On the 12-track “Jugando Que No Pasa Nada,” they've continued to push boundaries.

“Every album, every song that we release, is like ‘Man, we gotta make a song better than the last one,’” says Julian Peña Jr., the band's percussionist and hype man. “We have a lot of things that we’re exploring with, and we know a lot of people are going to like it.”

“We're trying to pressure ourselves into expanding our horizons a little bit,” adds bassist Brian Ortega. “We have a little bit of everything."

Ortega hopes that people connect with the diversity of sounds. And there is a lot to dig into.

Songs move from electronic music to R&B to bachata to George Strait-inspired country, with Grupo Frontera's characteristic cumbias norteñas still very much at the center of all that they do, amplified by the difference in tastes across this band. Singer Adelaido Solís III, whom they call “Payo," is the youngest, and loves tumbados. Older members love cumbia, a style of dance music from Colombia, says Juan Javier Cantu, accordion player and vocalist.

“It's a mixture of modern and old school. So we're, like, in between," he says. "That's why you have a lot of versatility on the album.”

That makes for an interesting mix, as does the collaborators they brought forth. Featured are Maluma and Morat — a full circle moment if there ever was one — from Colombia. There's also Christian Nodal from Mexico and a particularly wild cut featuring Nicki Nicole from Argentina.
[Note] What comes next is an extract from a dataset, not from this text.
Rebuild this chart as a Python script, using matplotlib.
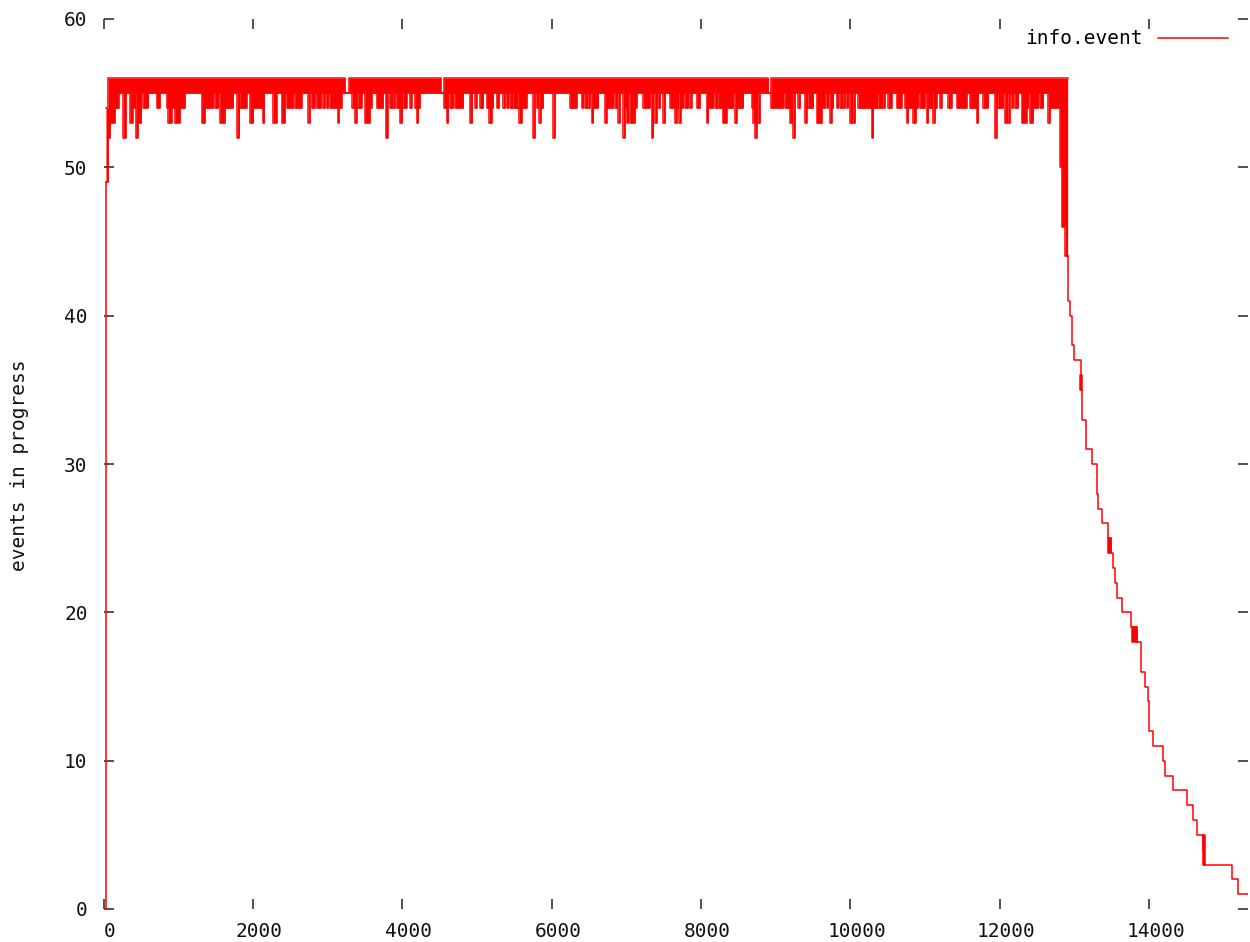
import matplotlib
matplotlib.use('Agg')
import matplotlib.pyplot as plt
from matplotlib.lines import Line2D
import matplotlib.transforms as mtransforms

# ---------------- data ----------------
# idle start, then the jump into the busy plateau
start_x = [0, 33]
start_y = [0, 49]

plateau_start = 33
plateau_end = 12910
plateau_top = 56      # usual maximum of events in progress
plateau_base = 55     # value the count keeps flicking down to

# dips below the base level while busy: (from, to, lowest value)
dips = [
    (33, 64, 49), (64, 87, 52), (87, 154, 53), (154, 203, 54),
    (266, 301, 52), (355, 391, 53), (391, 426, 54), (435, 462, 52), (462, 507, 53),
    (533, 600, 54), (712, 757, 54), (846, 868, 54), (868, 913, 53), (913, 957, 54),
    (957, 1024, 53), (1024, 1091, 54), (1315, 1359, 53), (1359, 1471, 54),
    (1493, 1538, 54), (1560, 1627, 53), (1627, 1739, 54), (1792, 1819, 52),
    (1828, 1917, 54), (1962, 2006, 53), (2006, 2140, 54), (2131, 2154, 53),
    (2274, 2319, 53), (2386, 2431, 53), (2453, 2542, 54), (2564, 2653, 54),
    (2743, 2765, 53), (2787, 2832, 54), (2854, 2912, 54), (2943, 2966, 54),
    (2988, 3010, 54), (3033, 3189, 54), (3135, 3153, 53), (3332, 3368, 54),
    (3368, 3390, 53), (3412, 3457, 54), (3501, 3568, 53), (3568, 3591, 54),
    (3658, 3747, 54), (3778, 3805, 52), (3836, 3859, 54), (3881, 3903, 54),
    (3926, 3970, 54), (3970, 4001, 53), (4015, 4059, 54), (4104, 4126, 54),
    (4171, 4238, 54), (4193, 4216, 53), (4559, 4595, 54), (4595, 4617, 53),
    (4640, 4684, 54), (4707, 4818, 54), (4908, 4939, 53), (4975, 4997, 54),
    (5042, 5086, 54), (5131, 5162, 54), (5167, 5198, 53), (5198, 5221, 54),
    (5265, 5297, 54), (5355, 5377, 54), (5399, 5422, 54), (5444, 5466, 54),
    (5489, 5533, 54), (5555, 5667, 54), (5569, 5600, 53), (5756, 5779, 52),
    (5801, 5823, 54), (5837, 5855, 53), (5868, 5890, 54), (6024, 6047, 52),
    (6247, 6337, 54), (6404, 6426, 54), (6448, 6471, 54), (6493, 6515, 54),
    (6538, 6560, 53), (6560, 6627, 54), (6716, 6738, 53), (6738, 6828, 54),
    (6850, 6872, 54), (6895, 6917, 53), (6962, 6984, 52), (6984, 7006, 54),
    (7006, 7029, 53), (7051, 7073, 53), (7087, 7118, 53), (7118, 7140, 54),
    (7229, 7319, 54), (7341, 7363, 52), (7386, 7408, 53), (7430, 7453, 54),
    (7497, 7520, 53), (7587, 7698, 54), (7654, 7676, 53), (7712, 7729, 53),
    (7743, 7765, 54), (7787, 7832, 54), (7854, 7876, 54), (7943, 7988, 54),
    (8077, 8100, 53), (8100, 8166, 54), (8189, 8211, 54), (8233, 8291, 54),
    (8291, 8345, 53), (8345, 8434, 54), (8457, 8479, 53), (8479, 8568, 54),
    (8680, 8702, 54), (8702, 8724, 53), (8724, 8747, 52), (8769, 8791, 53),
    (8939, 9104, 54), (9126, 9193, 54), (9193, 9216, 53), (9238, 9260, 52),
    (9305, 9327, 54), (9394, 9416, 53), (9439, 9506, 54), (9550, 9617, 53),
    (9617, 9662, 54), (9684, 9707, 54), (9729, 9751, 53), (9751, 9774, 54),
    (9818, 9840, 54), (9863, 9885, 54), (9907, 9930, 54), (9952, 9974, 54),
    (9997, 10019, 53), (10041, 10064, 53), (10108, 10287, 54), (10287, 10309, 52),
    (10309, 10354, 54), (10376, 10419, 54), (10442, 10464, 54), (10509, 10553, 54),
    (10620, 10687, 54), (10732, 10754, 54), (10754, 10776, 53), (10776, 10843, 54),
    (10843, 10879, 53), (10888, 10910, 54), (10933, 11000, 54), (11022, 11044, 53),
    (11044, 11089, 54), (11111, 11134, 53), (11134, 11156, 54), (11201, 11223, 54),
    (11312, 11357, 54), (11424, 11558, 54), (11602, 11692, 54), (11692, 11714, 53),
    (11781, 11848, 54), (11937, 11959, 52), (11982, 12049, 54), (12071, 12093, 53),
    (12116, 12138, 53), (12160, 12183, 54), (12205, 12250, 54), (12294, 12361, 53),
    (12361, 12384, 54), (12406, 12450, 53), (12450, 12517, 54), (12540, 12584, 54),
    (12651, 12674, 53), (12674, 12808, 54), (12808, 12830, 50), (12830, 12879, 46),
    (12879, 12910, 44),
]

# stretches where the count never reached 56: (from, to, highest value)
top_drops = [(33, 64, 54), (3234, 3287, 55), (4515, 4559, 55), (8903, 8939, 55)]

# draining phase after the last events were started (step values)
decline_x = [12910, 12941, 12972, 12995, 13085, 13106, 13156, 13240, 13299, 13321,
             13374, 13455, 13491, 13514, 13545, 13575, 13642, 13759, 13835, 13889,
             13946, 13990, 14004, 14057, 14191, 14214, 14325, 14512, 14593, 14638,
             14726, 14740, 15107, 15195, 15325]
decline_y = [41, 40, 38, 37, 35, 33, 31, 30, 28, 27,
             26, 25, 24, 23, 22, 21, 20, 19, 18, 16,
             15, 14, 12, 11, 10, 9, 8, 7, 6, 5,
             4, 3, 2, 1, 1]

# short flickers during the decline: (from, to, low, high)
bursts = [(13078, 13106, 35, 36), (13455, 13491, 24, 25),
          (13768, 13835, 18, 19), (14726, 14749, 3, 5)]

x_ticks = [0, 2000, 4000, 6000, 8000, 10000, 12000, 14000]
y_ticks = [0, 10, 20, 30, 40, 50, 60]
x_max = 15325
y_max = 60
series_name = 'info.event'
y_title = 'events in progress'

# ---------------- build plateau envelopes ----------------
edges = sorted(set([plateau_start, plateau_end]
                   + [d[0] for d in dips] + [d[1] for d in dips]
                   + [t[0] for t in top_drops] + [t[1] for t in top_drops]))
edges = [e for e in edges if plateau_start <= e <= plateau_end]
lo, hi = [], []
for a, b in zip(edges[:-1], edges[1:]):
    mid = (a + b) / 2
    lo.append(min([d[2] for d in dips if d[0] <= mid < d[1]] + [plateau_base]))
    hi.append(min([t[2] for t in top_drops if t[0] <= mid < t[1]] + [plateau_top]))
lo.append(lo[-1])
hi.append(hi[-1])

# ---------------- figure ----------------
plt.rcParams['font.family'] = ['DejaVu Sans Mono']
W, H = 1250, 942
fig = plt.figure(figsize=(W / 100, H / 100), dpi=100)
ax = fig.add_axes([103.5 / W, 1 - 909 / H, (1248 - 103.5) / W, (909 - 19) / H])

red = '#ff0000'
lw = 1.1
ax.step(start_x, start_y, where='post', color=red, lw=lw)
ax.fill_between(edges, lo, hi, step='post', color=red, lw=0)
ax.step(edges, lo, where='post', color=red, lw=lw)
ax.step(edges, hi, where='post', color=red, lw=lw)
ax.step([edges[-1]] + decline_x, [lo[-1]] + decline_y, where='post', color=red, lw=lw)
for x0, x1, l, h in bursts:
    ax.fill_between([x0, x1], [l, l], [h, h], color=red, lw=lw, edgecolor=red)

ax.set_xlim(0, x_max)
ax.set_ylim(0, y_max)
for s in ax.spines.values():
    s.set_visible(False)
ax.set_xticks(x_ticks)
ax.set_yticks(y_ticks)
ax.tick_params(axis='both', direction='in', length=7.5, width=1.1, color='#222222',
               top=True, right=True, labelsize=14, labelcolor='#111111')
ax.tick_params(axis='x', pad=9.5)
ax.tick_params(axis='y', pad=11.5)
offset = mtransforms.ScaledTranslation(6.5 / 100, 0, fig.dpi_scale_trans)
for lab in ax.get_xticklabels():
    lab.set_transform(lab.get_transform() + offset)

fig.text(20 / W, 1 - 465 / H, y_title, rotation=90, ha='center', va='center',
         fontsize=14, color='#111111')

handle = Line2D([], [], color=red, lw=lw)
leg = ax.legend([handle], [series_name], loc='center right',
                bbox_to_anchor=(1228 / W, 1 - 39 / H), bbox_transform=fig.transFigure,
                frameon=False, markerfirst=False, handlelength=3.6, handletextpad=0.8,
                borderpad=0, borderaxespad=0, fontsize=14)

fig.savefig('out.png', dpi=100)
On the club-ready “Desquite" with Nicole, Grupo Frontera found inspiration in late '00s, early '10s music, specifically the Mexican pop DJ group 3BallMTY. Cantu says they wanted to bring back that sound — but “make it fresh with the music we're doing," he says, and with “the lyrics of today.”
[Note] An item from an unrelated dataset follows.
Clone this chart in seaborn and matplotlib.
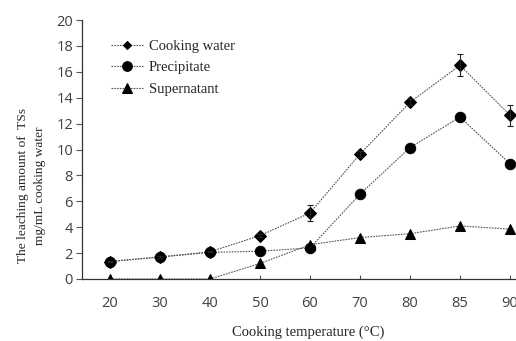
import matplotlib
matplotlib.use("Agg")
import matplotlib.pyplot as plt
import seaborn as sns
import pandas as pd
import numpy as np

temps = ["20", "30", "40", "50", "60", "70", "80", "85", "90"]
cooking_water = [1.35, 1.7, 2.1, 3.35, 5.1, 9.65, 13.65, 16.5, 12.65]
cooking_err = [0.05, 0.05, 0.05, 0.1, 0.6, 0.2, 0.25, 0.85, 0.8]
precipitate = [1.35, 1.7, 2.05, 2.15, 2.4, 6.55, 10.15, 12.5, 8.9]
supernatant = [0.0, 0.0, 0.0, 1.2, 2.65, 3.2, 3.5, 4.1, 3.85]

sns.set_style("white")
fig = plt.figure(figsize=(5.16, 3.41), dpi=100)
ax = fig.add_axes([82/516, 1-279/341, 453/516, 259/341])

pos = np.arange(len(temps))
df = pd.DataFrame({
    "pos": np.tile(pos, 3),
    "value": cooking_water + precipitate + supernatant,
    "series": ["Cooking water"]*9 + ["Precipitate"]*9 + ["Supernatant"]*9,
})

styles = {"Cooking water": ("D", 6.5), "Precipitate": ("o", 7.5), "Supernatant": ("^", 7.5)}
for name, (m, ms) in styles.items():
    sub = df[df.series == name]
    sns.lineplot(data=sub, x="pos", y="value", ax=ax, color="#555555",
                 linestyle=(0, (1.5, 1)), linewidth=0.8, marker=m, markersize=ms,
                 markerfacecolor="black", markeredgecolor="black", label=name)

ax.errorbar(pos, cooking_water, yerr=cooking_err, fmt="none", ecolor="#222222",
            elinewidth=0.8, capsize=2.5, capthick=0.8)

ax.set_xlim(-0.56, 8.5)
ax.set_ylim(0, 20)
ax.set_yticks(range(0, 21, 2))
ax.set_xticks(pos)
ax.set_xticklabels(temps)
for s in ["top", "right"]:
    ax.spines[s].set_visible(False)
for s in ["left", "bottom"]:
    ax.spines[s].set_color("#333333")
    ax.spines[s].set_linewidth(0.9)

ax.tick_params(axis="y", direction="out", length=4.5, width=0.8, color="#555555",
               labelsize=10.5, labelcolor="#404040", pad=2, left=True)
ax.tick_params(axis="x", direction="in", length=3, width=0.8, color="#555555",
               labelsize=10.5, labelcolor="#404040", pad=12, bottom=True)
for lab in ax.get_xticklabels() + ax.get_yticklabels():
    lab.set_fontfamily("Open Sans")

ax.set_xlabel("Cooking temperature (°C)", fontfamily="Liberation Serif", fontsize=10.5,
              labelpad=11)
ax.set_ylabel("The leaching amount of  TSs\nmg/mL cooking water", fontfamily="Liberation Serif",
              fontsize=9.6, linespacing=1.5)
ax.yaxis.set_label_coords(-0.08, 0.36)

leg = ax.legend(loc="upper left", bbox_to_anchor=(0.063, 0.925), frameon=False,
                prop={"family": "Liberation Serif", "size": 10.5},
                handlelength=2.26, handletextpad=0.35, labelspacing=0.59, borderaxespad=0,
                borderpad=0)
for h, s in zip(leg.legend_handles, [4.5, 7, 7]):
    h.set_markersize(s)

fig.savefig("out.png", dpi=100)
Thematically, “Jugando Que No Pasa Nada” is a romantic journey: From the kiss-off opener “F——— Amor,” which Peña Jr. describes as being from the perspective of, well, someone fed up with love — to “Ibiza,” which “tells you the story about a guy saying, ‘You know what? I already bought all the cars that I want. I bought my mom a house. I got everything I want, but I also got enough for you. So come on over,'” he says.

In cultural conversation, Grupo Frontera is often viewed as frontrunners of the growing global interest in regional Mexican music — a catchall term that encompasses mariachi, banda, corridos, norteño, sierreño and other genres — alongside their friends and collaborators Peso Pluma, Fuerza Regida, Carín León and so on. And they are. But it's not only because they play music true to their geography — it is because they've modernized their genres, often weaving into other musical styles. And because people all over the world are listening.

“We are regional Mexicans because our instruments are traditional and the vibe we give,” says Cantu.

“It's regional to us, but the people made it global,” Peña Jr. jumps in. “We're playing our music, but now it's global. And it's an amazing feeling.”

That exchanging of ideas and cultures is at the heart of “Jugando Que No Pasa Nada."

“This album is kind of like a buffet,” jokes Ortega. “There's the pizza, there's the fish sticks, there's the chicken wings. But you know what? It's a little bit of everything. ... But what ties it all together is that we don't leave the essence of the cumbia."

For a band that's managed to take deeply beloved music, modernize it and present it to the world — what's next? They say they'd love to tour in Europe, headline Coachella and Madison Square Garden, go to the “gringo Grammys,” says Cantu.

But more than that, they want their fans to listen to this album and “feel their emotions, the instruments,” he says.